## Your goal
Give the number of lines below that contain the word "matplotlib", and nothing else.
#### Given data
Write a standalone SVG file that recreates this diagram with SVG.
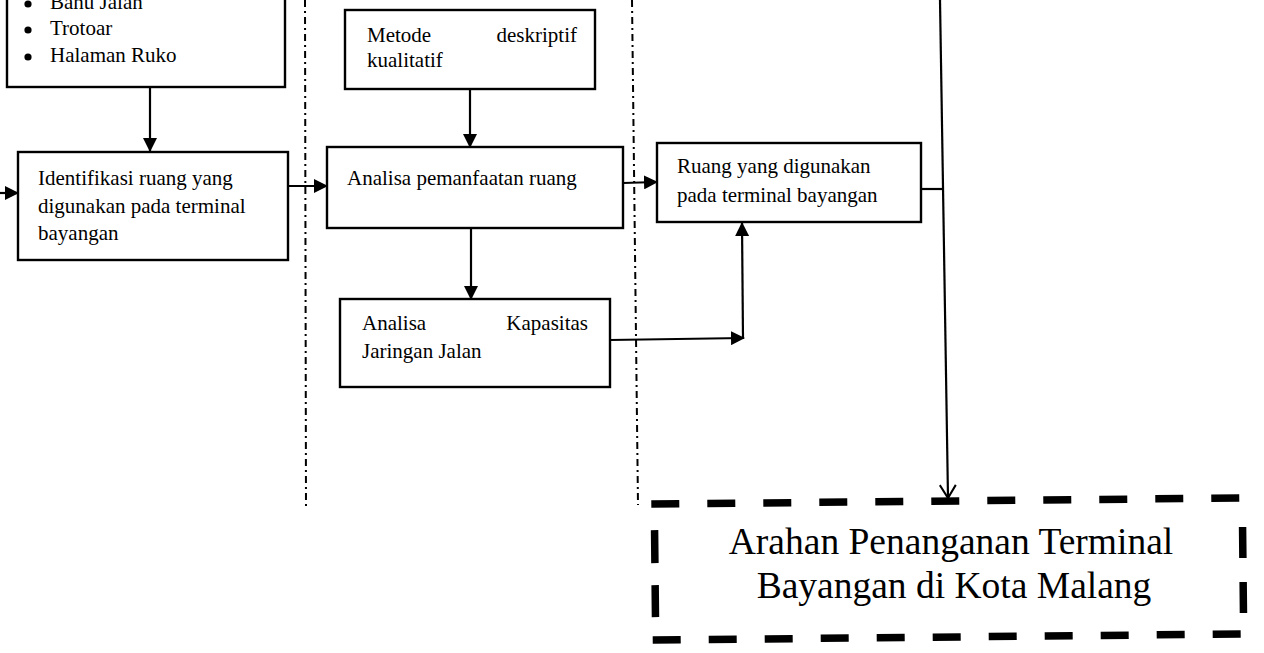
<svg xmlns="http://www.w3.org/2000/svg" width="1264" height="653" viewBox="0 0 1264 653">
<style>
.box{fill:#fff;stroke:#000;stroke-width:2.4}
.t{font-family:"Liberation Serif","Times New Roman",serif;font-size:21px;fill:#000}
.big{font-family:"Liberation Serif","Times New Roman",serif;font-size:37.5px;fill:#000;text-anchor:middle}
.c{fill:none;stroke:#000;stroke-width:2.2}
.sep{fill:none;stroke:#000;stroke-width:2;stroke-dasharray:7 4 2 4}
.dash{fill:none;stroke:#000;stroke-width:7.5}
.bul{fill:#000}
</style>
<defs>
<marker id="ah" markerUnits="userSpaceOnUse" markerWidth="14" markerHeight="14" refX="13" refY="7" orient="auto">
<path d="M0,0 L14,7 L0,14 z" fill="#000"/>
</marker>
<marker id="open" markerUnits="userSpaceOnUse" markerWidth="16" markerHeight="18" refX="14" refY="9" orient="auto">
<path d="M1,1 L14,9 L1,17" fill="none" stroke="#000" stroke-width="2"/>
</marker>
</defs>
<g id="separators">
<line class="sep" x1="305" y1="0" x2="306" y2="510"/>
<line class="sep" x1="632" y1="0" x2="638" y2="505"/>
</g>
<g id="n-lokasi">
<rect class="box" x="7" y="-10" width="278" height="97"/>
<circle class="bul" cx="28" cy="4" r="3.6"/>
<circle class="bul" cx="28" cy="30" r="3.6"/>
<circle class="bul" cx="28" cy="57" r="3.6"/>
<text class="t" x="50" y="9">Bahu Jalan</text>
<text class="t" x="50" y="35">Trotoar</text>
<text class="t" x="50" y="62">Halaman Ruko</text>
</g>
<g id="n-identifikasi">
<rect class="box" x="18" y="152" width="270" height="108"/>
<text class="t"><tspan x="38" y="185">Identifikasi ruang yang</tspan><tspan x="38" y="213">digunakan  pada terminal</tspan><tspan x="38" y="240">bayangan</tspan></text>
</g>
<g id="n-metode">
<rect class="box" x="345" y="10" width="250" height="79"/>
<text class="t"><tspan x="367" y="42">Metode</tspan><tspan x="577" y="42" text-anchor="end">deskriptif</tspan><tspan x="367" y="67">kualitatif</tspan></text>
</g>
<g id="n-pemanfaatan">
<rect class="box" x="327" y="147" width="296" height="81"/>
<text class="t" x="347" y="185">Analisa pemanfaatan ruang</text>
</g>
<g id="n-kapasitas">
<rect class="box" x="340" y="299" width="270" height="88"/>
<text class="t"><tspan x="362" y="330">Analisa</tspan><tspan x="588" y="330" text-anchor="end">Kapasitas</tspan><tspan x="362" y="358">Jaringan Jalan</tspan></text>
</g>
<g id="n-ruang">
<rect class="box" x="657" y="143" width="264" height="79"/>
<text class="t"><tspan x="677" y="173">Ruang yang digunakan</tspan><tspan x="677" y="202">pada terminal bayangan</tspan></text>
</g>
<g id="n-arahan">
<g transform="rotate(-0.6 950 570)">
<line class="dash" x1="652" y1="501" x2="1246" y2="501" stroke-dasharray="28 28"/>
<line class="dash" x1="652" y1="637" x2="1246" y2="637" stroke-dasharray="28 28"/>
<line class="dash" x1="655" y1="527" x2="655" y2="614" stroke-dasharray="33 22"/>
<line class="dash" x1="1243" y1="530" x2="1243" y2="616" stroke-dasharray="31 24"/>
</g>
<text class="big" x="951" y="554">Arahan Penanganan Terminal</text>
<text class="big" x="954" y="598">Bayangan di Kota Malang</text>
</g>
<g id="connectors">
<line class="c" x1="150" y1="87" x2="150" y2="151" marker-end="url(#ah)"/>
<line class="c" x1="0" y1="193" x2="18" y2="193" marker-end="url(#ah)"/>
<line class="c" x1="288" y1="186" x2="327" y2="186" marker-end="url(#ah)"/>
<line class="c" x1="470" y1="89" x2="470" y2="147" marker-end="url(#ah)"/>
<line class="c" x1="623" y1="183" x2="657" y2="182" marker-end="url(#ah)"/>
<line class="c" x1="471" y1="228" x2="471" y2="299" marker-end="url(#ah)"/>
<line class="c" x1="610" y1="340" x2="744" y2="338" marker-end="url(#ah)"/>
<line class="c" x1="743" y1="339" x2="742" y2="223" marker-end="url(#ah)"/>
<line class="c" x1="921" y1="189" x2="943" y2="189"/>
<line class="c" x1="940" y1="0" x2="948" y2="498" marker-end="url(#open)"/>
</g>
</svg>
########
#### Given data
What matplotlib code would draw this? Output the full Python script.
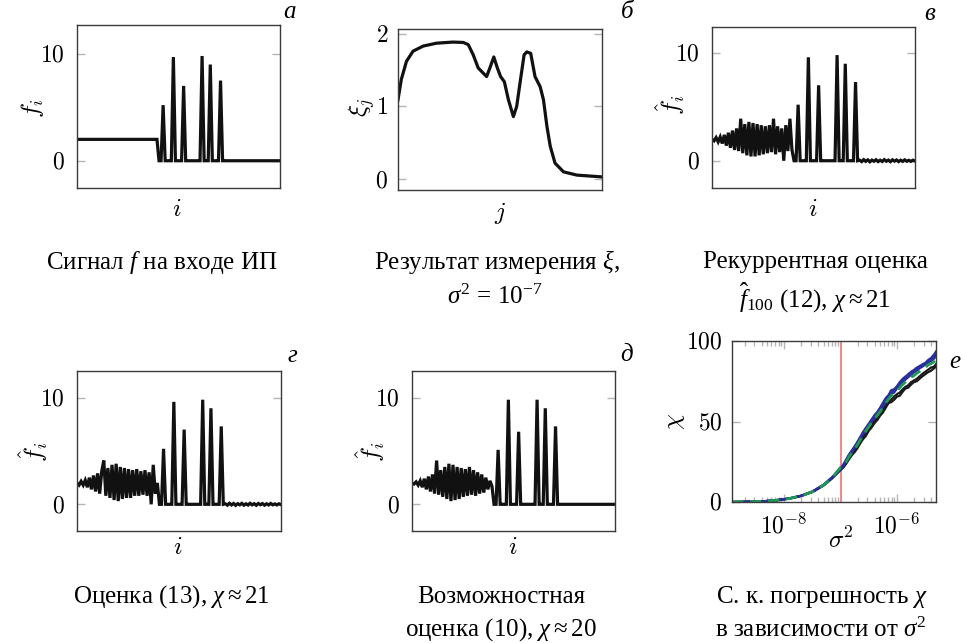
########
#### Given data
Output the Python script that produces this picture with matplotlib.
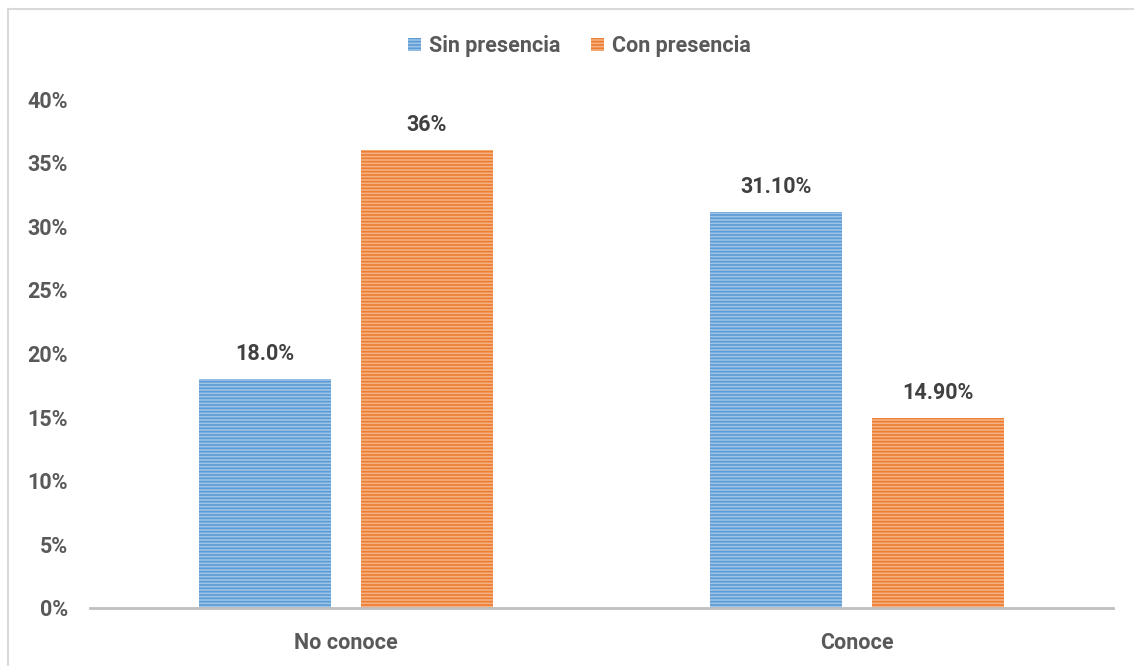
########
## Expected answer
2